• _PROBLEM DETAILS_: Write out the line with "Generate a Python" and every later line through the end of the data below, exactly as given, with no pictures in the copy.

• _Rows from a dataset of charts and code_:
----
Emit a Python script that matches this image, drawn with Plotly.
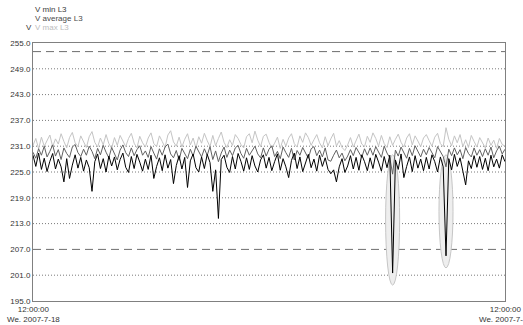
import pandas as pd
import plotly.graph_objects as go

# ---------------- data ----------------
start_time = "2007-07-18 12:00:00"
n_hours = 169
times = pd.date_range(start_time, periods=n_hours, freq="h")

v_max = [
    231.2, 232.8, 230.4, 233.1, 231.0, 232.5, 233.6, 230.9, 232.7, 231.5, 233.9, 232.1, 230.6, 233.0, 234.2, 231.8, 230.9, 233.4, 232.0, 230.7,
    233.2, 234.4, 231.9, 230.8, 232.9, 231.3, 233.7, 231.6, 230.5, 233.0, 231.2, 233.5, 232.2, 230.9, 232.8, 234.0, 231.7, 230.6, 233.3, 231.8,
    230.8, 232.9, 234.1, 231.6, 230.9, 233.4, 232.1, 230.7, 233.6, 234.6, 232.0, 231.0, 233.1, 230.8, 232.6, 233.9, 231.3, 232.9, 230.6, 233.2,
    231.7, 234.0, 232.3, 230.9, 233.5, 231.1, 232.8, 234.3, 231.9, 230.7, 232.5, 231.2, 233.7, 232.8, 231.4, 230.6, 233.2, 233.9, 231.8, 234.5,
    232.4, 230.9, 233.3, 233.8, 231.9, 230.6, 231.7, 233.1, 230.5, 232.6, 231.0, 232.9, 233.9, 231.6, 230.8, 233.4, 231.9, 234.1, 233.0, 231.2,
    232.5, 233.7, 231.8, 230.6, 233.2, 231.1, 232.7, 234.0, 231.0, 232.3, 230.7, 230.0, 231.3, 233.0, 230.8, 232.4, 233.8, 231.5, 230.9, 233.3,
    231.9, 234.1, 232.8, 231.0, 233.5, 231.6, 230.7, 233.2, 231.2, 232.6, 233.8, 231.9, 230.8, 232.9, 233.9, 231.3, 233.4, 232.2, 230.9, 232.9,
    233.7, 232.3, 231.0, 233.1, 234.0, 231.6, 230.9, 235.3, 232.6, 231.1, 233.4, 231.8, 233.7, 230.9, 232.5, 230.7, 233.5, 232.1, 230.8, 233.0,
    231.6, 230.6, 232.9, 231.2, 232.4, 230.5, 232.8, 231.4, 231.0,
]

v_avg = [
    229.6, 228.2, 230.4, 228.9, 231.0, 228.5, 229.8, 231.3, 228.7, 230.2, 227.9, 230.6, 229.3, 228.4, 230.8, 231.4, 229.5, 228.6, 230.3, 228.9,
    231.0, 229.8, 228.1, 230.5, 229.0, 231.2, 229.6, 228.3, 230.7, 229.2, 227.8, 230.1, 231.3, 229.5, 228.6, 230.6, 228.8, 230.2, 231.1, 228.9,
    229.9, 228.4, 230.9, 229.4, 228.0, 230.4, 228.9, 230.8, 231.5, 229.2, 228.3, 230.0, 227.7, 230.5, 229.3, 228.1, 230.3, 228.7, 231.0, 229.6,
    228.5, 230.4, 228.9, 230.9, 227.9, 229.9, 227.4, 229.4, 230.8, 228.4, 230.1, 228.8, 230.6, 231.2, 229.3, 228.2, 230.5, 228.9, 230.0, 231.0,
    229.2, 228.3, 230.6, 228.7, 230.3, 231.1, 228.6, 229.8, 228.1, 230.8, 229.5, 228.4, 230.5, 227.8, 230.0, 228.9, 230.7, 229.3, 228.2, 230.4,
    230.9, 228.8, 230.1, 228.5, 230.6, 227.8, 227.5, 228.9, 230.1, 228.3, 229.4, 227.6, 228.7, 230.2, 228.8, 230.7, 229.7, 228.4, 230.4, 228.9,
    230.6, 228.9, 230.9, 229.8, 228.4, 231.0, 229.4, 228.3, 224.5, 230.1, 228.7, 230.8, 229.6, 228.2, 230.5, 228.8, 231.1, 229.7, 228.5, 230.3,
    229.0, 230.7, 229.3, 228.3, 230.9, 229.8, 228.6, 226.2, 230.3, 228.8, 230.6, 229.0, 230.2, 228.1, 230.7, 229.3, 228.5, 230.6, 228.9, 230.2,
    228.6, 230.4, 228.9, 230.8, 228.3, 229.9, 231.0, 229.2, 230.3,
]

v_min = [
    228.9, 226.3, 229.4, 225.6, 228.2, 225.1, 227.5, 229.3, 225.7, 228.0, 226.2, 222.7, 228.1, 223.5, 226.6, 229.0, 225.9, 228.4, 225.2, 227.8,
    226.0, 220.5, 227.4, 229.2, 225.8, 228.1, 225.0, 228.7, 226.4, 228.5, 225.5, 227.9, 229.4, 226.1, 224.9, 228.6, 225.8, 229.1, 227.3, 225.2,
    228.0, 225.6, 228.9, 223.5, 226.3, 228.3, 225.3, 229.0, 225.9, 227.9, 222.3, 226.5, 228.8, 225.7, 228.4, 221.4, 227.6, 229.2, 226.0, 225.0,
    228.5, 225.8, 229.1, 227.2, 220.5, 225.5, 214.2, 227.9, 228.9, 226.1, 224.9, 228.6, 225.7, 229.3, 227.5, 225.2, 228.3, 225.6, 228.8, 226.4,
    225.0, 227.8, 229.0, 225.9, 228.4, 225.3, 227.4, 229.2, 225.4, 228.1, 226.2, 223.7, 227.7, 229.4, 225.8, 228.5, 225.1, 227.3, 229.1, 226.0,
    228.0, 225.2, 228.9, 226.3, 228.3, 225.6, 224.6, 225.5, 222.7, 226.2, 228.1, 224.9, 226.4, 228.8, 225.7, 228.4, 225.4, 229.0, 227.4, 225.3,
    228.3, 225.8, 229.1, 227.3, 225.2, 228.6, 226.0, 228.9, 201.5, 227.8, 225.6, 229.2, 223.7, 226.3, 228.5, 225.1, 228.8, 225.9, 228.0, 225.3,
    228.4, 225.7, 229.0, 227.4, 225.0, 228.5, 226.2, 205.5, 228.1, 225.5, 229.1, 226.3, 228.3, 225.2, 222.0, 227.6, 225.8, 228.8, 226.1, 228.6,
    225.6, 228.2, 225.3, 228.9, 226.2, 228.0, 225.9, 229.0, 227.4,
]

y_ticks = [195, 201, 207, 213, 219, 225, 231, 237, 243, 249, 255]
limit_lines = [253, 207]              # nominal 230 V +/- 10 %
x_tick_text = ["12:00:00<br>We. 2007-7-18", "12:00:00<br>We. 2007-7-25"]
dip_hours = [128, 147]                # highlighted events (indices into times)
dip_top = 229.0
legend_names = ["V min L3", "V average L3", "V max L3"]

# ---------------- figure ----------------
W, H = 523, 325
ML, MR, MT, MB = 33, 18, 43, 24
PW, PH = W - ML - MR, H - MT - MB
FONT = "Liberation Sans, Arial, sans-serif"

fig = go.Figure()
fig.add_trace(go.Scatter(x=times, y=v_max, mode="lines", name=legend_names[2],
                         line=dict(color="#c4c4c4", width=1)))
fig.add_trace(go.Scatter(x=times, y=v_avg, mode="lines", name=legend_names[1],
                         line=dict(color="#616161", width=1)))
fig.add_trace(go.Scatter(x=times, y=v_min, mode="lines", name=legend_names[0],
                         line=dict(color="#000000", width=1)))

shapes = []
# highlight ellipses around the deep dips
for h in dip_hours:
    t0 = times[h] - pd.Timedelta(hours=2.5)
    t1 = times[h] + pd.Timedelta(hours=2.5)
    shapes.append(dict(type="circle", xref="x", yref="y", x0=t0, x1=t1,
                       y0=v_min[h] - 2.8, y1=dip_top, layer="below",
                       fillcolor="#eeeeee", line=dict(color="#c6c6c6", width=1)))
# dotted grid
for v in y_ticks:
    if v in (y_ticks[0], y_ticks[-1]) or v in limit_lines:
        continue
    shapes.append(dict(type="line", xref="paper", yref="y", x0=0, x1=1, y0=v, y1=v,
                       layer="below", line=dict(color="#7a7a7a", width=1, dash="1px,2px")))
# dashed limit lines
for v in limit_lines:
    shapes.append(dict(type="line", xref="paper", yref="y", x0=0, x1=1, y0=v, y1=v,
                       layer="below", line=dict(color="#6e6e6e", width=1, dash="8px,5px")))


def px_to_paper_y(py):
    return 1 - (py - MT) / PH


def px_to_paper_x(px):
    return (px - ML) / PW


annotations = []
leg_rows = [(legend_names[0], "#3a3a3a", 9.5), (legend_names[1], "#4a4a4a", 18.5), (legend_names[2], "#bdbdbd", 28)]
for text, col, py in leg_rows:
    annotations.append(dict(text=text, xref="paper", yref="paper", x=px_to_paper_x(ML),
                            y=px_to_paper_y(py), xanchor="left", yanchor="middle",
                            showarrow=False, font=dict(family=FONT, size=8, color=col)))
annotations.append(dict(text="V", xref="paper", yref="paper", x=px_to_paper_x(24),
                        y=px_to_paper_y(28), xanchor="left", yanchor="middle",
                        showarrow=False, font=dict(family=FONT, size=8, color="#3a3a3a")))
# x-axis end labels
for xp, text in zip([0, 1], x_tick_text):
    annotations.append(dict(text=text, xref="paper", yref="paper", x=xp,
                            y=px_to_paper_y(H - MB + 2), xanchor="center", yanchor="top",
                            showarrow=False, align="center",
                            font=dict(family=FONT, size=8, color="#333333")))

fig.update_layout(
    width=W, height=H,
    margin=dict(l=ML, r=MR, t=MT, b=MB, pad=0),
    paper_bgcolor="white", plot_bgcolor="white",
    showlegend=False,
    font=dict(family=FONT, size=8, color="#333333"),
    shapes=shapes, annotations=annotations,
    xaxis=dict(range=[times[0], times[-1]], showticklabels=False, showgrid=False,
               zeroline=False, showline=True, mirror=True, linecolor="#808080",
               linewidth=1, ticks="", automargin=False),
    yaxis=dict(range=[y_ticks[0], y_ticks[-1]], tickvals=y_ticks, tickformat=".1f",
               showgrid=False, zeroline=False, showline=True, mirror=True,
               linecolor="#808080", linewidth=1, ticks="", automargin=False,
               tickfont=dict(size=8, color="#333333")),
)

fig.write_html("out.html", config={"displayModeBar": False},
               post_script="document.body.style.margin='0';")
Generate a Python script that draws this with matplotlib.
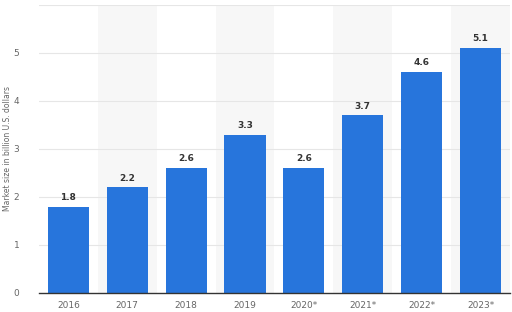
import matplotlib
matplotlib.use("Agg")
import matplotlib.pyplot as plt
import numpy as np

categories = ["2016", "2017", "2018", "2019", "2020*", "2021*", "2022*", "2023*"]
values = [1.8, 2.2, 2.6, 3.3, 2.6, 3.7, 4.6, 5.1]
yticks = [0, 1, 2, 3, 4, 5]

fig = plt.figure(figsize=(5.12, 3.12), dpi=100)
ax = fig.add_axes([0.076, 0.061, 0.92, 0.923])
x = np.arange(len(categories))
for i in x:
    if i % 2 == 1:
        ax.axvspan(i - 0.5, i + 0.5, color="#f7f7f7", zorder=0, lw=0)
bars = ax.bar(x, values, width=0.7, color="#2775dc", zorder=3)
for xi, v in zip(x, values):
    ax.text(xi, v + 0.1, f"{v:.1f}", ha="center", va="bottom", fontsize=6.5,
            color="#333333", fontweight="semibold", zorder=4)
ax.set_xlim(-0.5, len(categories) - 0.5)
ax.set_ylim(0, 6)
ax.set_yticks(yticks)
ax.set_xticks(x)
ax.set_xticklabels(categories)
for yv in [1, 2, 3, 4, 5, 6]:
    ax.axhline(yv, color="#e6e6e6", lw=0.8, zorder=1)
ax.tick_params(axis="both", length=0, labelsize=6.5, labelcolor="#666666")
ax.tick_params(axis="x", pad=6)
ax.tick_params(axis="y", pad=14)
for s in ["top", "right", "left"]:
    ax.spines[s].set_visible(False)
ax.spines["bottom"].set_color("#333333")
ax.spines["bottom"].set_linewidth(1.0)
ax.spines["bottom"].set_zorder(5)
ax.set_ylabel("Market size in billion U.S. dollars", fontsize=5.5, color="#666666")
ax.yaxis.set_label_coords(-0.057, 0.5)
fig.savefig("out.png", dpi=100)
----
• _ANSWER FOR THIS EXERCISE_:
Generate a Python script that draws this with matplotlib.
import matplotlib
matplotlib.use("Agg")
import matplotlib.pyplot as plt
import numpy as np

categories = ["2016", "2017", "2018", "2019", "2020*", "2021*", "2022*", "2023*"]
values = [1.8, 2.2, 2.6, 3.3, 2.6, 3.7, 4.6, 5.1]
yticks = [0, 1, 2, 3, 4, 5]

fig = plt.figure(figsize=(5.12, 3.12), dpi=100)
ax = fig.add_axes([0.076, 0.061, 0.92, 0.923])
x = np.arange(len(categories))
for i in x:
    if i % 2 == 1:
        ax.axvspan(i - 0.5, i + 0.5, color="#f7f7f7", zorder=0, lw=0)
bars = ax.bar(x, values, width=0.7, color="#2775dc", zorder=3)
for xi, v in zip(x, values):
    ax.text(xi, v + 0.1, f"{v:.1f}", ha="center", va="bottom", fontsize=6.5,
            color="#333333", fontweight="semibold", zorder=4)
ax.set_xlim(-0.5, len(categories) - 0.5)
ax.set_ylim(0, 6)
ax.set_yticks(yticks)
ax.set_xticks(x)
ax.set_xticklabels(categories)
for yv in [1, 2, 3, 4, 5, 6]:
    ax.axhline(yv, color="#e6e6e6", lw=0.8, zorder=1)
ax.tick_params(axis="both", length=0, labelsize=6.5, labelcolor="#666666")
ax.tick_params(axis="x", pad=6)
ax.tick_params(axis="y", pad=14)
for s in ["top", "right", "left"]:
    ax.spines[s].set_visible(False)
ax.spines["bottom"].set_color("#333333")
ax.spines["bottom"].set_linewidth(1.0)
ax.spines["bottom"].set_zorder(5)
ax.set_ylabel("Market size in billion U.S. dollars", fontsize=5.5, color="#666666")
ax.yaxis.set_label_coords(-0.057, 0.5)
fig.savefig("out.png", dpi=100)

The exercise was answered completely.